Detroit Lions: How big of a void has Suh left on the defensive line? It isn't really Ndamukong Suh that the Lions will miss. It's also Nick Farley and C.J. Mosley that are gone from the Lions' D-Line. But the Lions did get Haloti Ngata (32 combined tackles, 2.0 sacks, 2 INT) from the Baltimore Ravens. The Lions only allowed 1,109 rushing yards in 2014, which was tops in the NFL. It'll be a bit of a tall order for the Lions to duplicate that sort of production this season.
Green Bay Packers: Does the absence of Jordy Nelson hurt the Packers' Super Bowl chances? Going into this season, the Packers were the favorites to win the Super Bowl.
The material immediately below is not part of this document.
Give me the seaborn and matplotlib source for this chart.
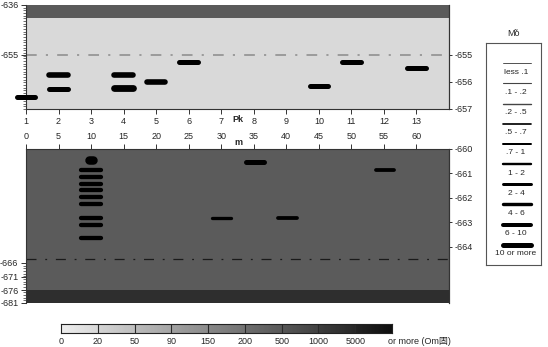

However, Jordy Nelson (1,519 yards, 13 TD) was lost for the season with a torn ACL. Granted, I still believe that the Packers will make the playoffs and still be a viable threat. However, their Super Bowl chances do take a bit of a hit. Considering how Green Bay was only a successful onside kick away from making the Super Bowl, it just burns them up even more to make it there.
Minnesota Vikings: Can this team make noise this year? Teddy Bridgewater (2,919 yards, 14 TD, 12 INT) looks to break out this season, but he'll need some help. He was sacked 39 times last season. In fact, Minnesota quarterbacks were sacked 51 times last year, which is ten more than the number of times that the opponents have been sacked by Minnesota's defense. If the Vikings are to make noise and be the NFC dark horse, they'll need to improve their blocking upfront.